In a pronouncement of considerable significance that could check the judiciary’s overstepping into legislative and governmental functioning, the Supreme Courthas said the question of fixing the poverty line was in the domain of expert bodies like the Planning Commisionand the judiciary could not engage itself in setting the nation’s economic policies.
“This should be left to expert bodies. Reviewing the poverty line is very difficult. We can’t be setting economic policy,” the court said last week in the course of a hearing.
The apex court bench of Justice T.S. Thakur and Justice Fakkir Mohamed Ibrahim Kalifulla said this when senior counsel Colin Gonsalves appearing for People’s Union for Civil Liberties (PUCL) invited the court’s attention to the low fixation of the poverty line norm at Rs 32 per day, an issue that has led to considerable debate in the country.
As Gonsalves pleaded the government could not shy away from its responsibilities, particularly towards the vulnerable section of society, the court said the petitioner should come with suggestions that could be entertained without stepping into the domain of governmental functioning.
Shrugging off Gonsalves’s plea, Justice Thakur said: “Where is it written in the constitution that food subsidy should be given?”
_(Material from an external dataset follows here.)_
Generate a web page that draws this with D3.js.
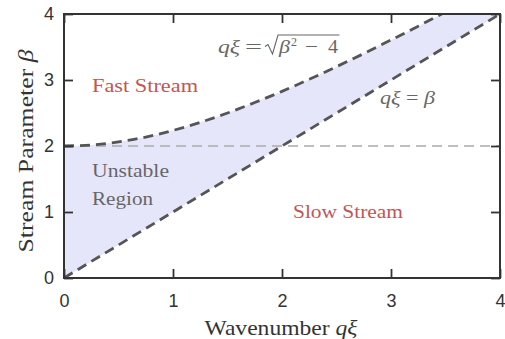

”The poverty line is hypothetical. Its only relevance is for subsidy,” he said.
In contrast, the earlier bench of Justice Bhandari and Justice Dipak Verma had put the government in the dock and compelled it to revise its below poverty line (BPL) norms of Rs.32 for urban areas and Rs.26 for rural areas. It even asked the Planning Commission to spell out the basis on which it had fixed Rs.32 and Rs.26 as the poverty norms in urban and rural areas.
It is not just that the court appears to be less than enthusiastic; it appears to be seeking to shrink its monitoring of welfare schemes.
The court made it clear that it was not going to overstep the statutory regimes governing the food subsidy scheme for people living below the poverty line.
The court said monitoring of the public distribution system (PDS) by it had to come to an end.
“It is going on for six years and it could go on for another 26 years,” Justice Thakur said.
He said the court would pass the orders and if they were not complied with, then the court could be moved for necessary remedies.
“Once we direct and if they don’t follow then you can move the court. It can be before the Supreme Court or the high courts as well.”
Apparently, a change in the approach could be read into the restraint that Chief Justice S.H. Kapadia has asked the judges to exercise before stepping into the territory of the government and the legislature.
Chief Justice Kapadia spoke of judicial restraint during his address at a function on Independence Day and also later on.